A Moscow court is expected to find the former director of Yukos Oil company guilty of charges including fraud and tax evasion.

The judge in the trial of Mikhail Khodorkovsky began summing up the case, but the court adjourned until Tuesday before the verdict was read. The businessman could receive up to 10 years in prison in a trial that critics say has called into question Russia's commitment to the rule of law and democracy.

The charges stem from what the court found was the illegal way they used various schemes to amass a huge amount of money with which the 41-year-old former director got control of Yukos, once Russia's largest oil company.

Mr. Khodorkovsky is one of several "oligarchs" who became billionaires overnight in the chaotic years in the mid-1990s after the collapse of the Soviet Union.

Part of his defense was to argue that nothing he or his colleagues did was illegal at the time. Many of the other oligarchs now live in exile outside Russia.

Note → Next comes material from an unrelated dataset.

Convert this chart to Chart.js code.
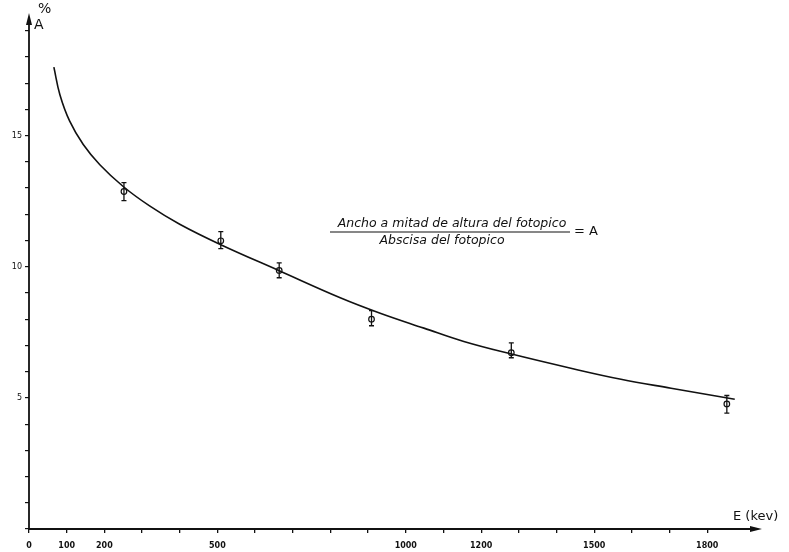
<!DOCTYPE html>
<html>
<head>
<meta charset="utf-8">
<script src="https://cdn.jsdelivr.net/npm/chart.js@4/dist/chart.umd.min.js"></script>
<style>
html,body{margin:0;padding:0;background:#fff;}
#wrap{width:789px;height:552px;position:relative;}
</style>
</head>
<body>
<div id="wrap"><canvas id="c" width="789" height="552"></canvas></div>
<script>
// ---- data ----
const pointEnergy = [252, 509, 664, 909, 1280, 1852];   // keV
const pointA      = [12.87, 10.99, 9.86, 8.00, 6.72, 4.77]; // %
const pointHigh   = [13.21, 11.34, 10.15, 8.33, 7.10, 5.09];
const pointLow    = [12.52, 10.69, 9.58, 7.75, 6.53, 4.42];

const curveEnergy = [66, 82, 108, 144, 188, 250, 320, 400, 509, 664, 826, 932, 1048, 1154, 1278, 1438, 1571, 1704, 1873];
const curveA      = [17.61, 16.56, 15.55, 14.66, 13.89, 13.06, 12.32, 11.62, 10.84, 9.85, 8.82, 8.23, 7.66, 7.15, 6.68, 6.13, 5.71, 5.37, 4.95];

const xTickValues = [0,100,200,300,400,500,600,700,800,900,1000,1100,1200,1300,1400,1500,1600,1700,1800];
const xTickLabels = {0:'0',100:'100',200:'200',500:'500',1000:'1000',1200:'1200',1500:'1500',1800:'1800'};
const yTickValues = [0,1,2,3,4,5,6,7,8,9,10,11,12,13,14,15,16,17,18,19];
const yTickLabels = {5:'5',10:'10',15:'15'};

const formulaNum = 'Ancho a mitad de altura del fotopico';
const formulaDen = 'Abscisa del fotopico';
const formulaEq  = '= A';
const yTitleTop = '%';
const yTitle = 'A';
const xTitle = 'E (kev)';

const curveData = curveEnergy.map((e,i)=>({x:e, y:curveA[i]}));
const pointData = pointEnergy.map((e,i)=>({x:e, y:pointA[i]}));

const decor = {
  id:'decor',
  beforeDatasetsDraw(chart){
    const {ctx, chartArea:a} = chart;
    ctx.save();
    ctx.strokeStyle='#111'; ctx.fillStyle='#111'; ctx.lineWidth=1.8;
    ctx.beginPath(); ctx.moveTo(a.left, a.bottom); ctx.lineTo(a.right-4, a.bottom); ctx.stroke();
    ctx.beginPath(); ctx.moveTo(a.right+2, a.bottom); ctx.lineTo(a.right-10, a.bottom-3); ctx.lineTo(a.right-10, a.bottom+3); ctx.closePath(); ctx.fill();
    ctx.beginPath(); ctx.moveTo(a.left, a.bottom); ctx.lineTo(a.left, a.top+4); ctx.stroke();
    ctx.beginPath(); ctx.moveTo(a.left, a.top-2); ctx.lineTo(a.left-3, a.top+10); ctx.lineTo(a.left+3, a.top+10); ctx.closePath(); ctx.fill();
    ctx.restore();
  },
  afterDatasetsDraw(chart){
    const {ctx, scales:{x,y}} = chart;
    ctx.save();
    ctx.strokeStyle='#111'; ctx.lineWidth=1.3;
    pointEnergy.forEach((e,i)=>{
      const px = x.getPixelForValue(e);
      const hi = y.getPixelForValue(pointHigh[i]);
      const lo = y.getPixelForValue(pointLow[i]);
      ctx.beginPath();
      ctx.moveTo(px, hi); ctx.lineTo(px, lo);
      ctx.moveTo(px-2.5, hi); ctx.lineTo(px+2.5, hi);
      ctx.moveTo(px-2.5, lo); ctx.lineTo(px+2.5, lo);
      ctx.stroke();
    });
    ctx.restore();
  },
  afterDraw(chart){
    const {ctx} = chart;
    ctx.save();
    ctx.fillStyle='#111'; ctx.strokeStyle='#111';
    ctx.textBaseline='middle';
    ctx.font='14px "DejaVu Sans"';
    ctx.textAlign='left';
    ctx.fillText(yTitleTop, 38, 9);
    ctx.fillText(yTitle, 34, 25);
    ctx.font='13px "DejaVu Sans"';
    ctx.fillText(xTitle, 733, 517);
    ctx.font='italic 12.5px "DejaVu Sans"';
    ctx.textAlign='center';
    ctx.fillText(formulaNum, 452, 224);
    ctx.fillText(formulaDen, 442, 241);
    ctx.lineWidth=1.2;
    ctx.beginPath(); ctx.moveTo(330, 232); ctx.lineTo(570, 232); ctx.stroke();
    ctx.font='13px "DejaVu Sans"';
    ctx.textAlign='left';
    ctx.fillText(formulaEq, 574, 232);
    ctx.restore();
  }
};

new Chart(document.getElementById('c'), {
  type:'scatter',
  data:{datasets:[
    {type:'line', data:curveData, borderColor:'#111', borderWidth:1.6, pointRadius:0, tension:0.4, fill:false},
    {data:pointData, pointStyle:'circle', pointRadius:2.8, pointBackgroundColor:'#fff', pointBorderColor:'#111', pointBorderWidth:1.2}
  ]},
  options:{
    responsive:false, animation:false,
    layout:{padding:{top:15, right:29, left:0, bottom:0}},
    plugins:{legend:{display:false}, tooltip:{enabled:false}},
    scales:{
      x:{type:'linear', min:0, max:1940,
        afterBuildTicks(s){ s.ticks = xTickValues.map(v=>({value:v})); },
        afterFit(s){ s.height = 23; },
        border:{display:false},
        grid:{drawOnChartArea:false, drawTicks:true, tickLength:4, color:'#111', lineWidth:1.3},
        ticks:{autoSkip:false, maxRotation:0, padding:8, color:'#111', font:{family:'DejaVu Sans', size:8, weight:'bold'},
          callback(v){ return xTickLabels[v] !== undefined ? xTickLabels[v] : ''; }}
      },
      y:{type:'linear', min:0, max:19.6,
        afterBuildTicks(s){ s.ticks = yTickValues.map(v=>({value:v})); },
        afterFit(s){ s.width = 29; },
        border:{display:false},
        grid:{drawOnChartArea:false, drawTicks:true, tickLength:4, color:'#111', lineWidth:1.2},
        ticks:{autoSkip:false, padding:3, color:'#111', font:{family:'DejaVu Sans', size:8},
          callback(v){ return yTickLabels[v] !== undefined ? yTickLabels[v] : ''; }}
      }
    }
  },
  plugins:[decor]
});
</script>
</body>
</html>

But the trial has been highly politicized since Mr. Khodorkovsky was arrested at gunpoint a year and a half ago.

Most analysts say he angered the Kremlin when he openly funded opposition political parties and sought foreign investment to build a private oil pipeline, something that has always been controlled by the state.

John Poppalardo is one of the lawyers defending Khodorkovsky. He says the trial was a legal sham orchestrated by the government.

"The law is used as an instrumentality to achieve political and, in this case, economic ends," Mr. Poppalardo said.

Kremlin officials insist that the long, drawn-out Yukos affair is strictly a matter of cracking down on fraud and corruption.

But Yukos officials say the government made it impossible for the company to repay a back tax bill of $27 billion because all of its liquid assets were frozen.

Then, last December, Yukos was effectively dismembered when the government auctioned off its primary pumping unit in order to settle those tax claims. The auction was conducted in such a way that it was unclear who had acquired the Yugankneftgaz subsidiary, although a few days later it was clear another company with Kremlin links had taken control of it.

Many believe the government intended to seize Mr. Khodorkovsky's assets all along, as a way for the state to reassert control over Russia's vast energy resources.

The Yukos case has soured the foreign investment climate in Russia and had an impact on the country's stock market.

An appeal is likely to be filed. But in a bizarre twist, last week prosecutors announced that new charges of money-laundering would be brought against Khodorkovsky as well, no matter what the outcome of the current case.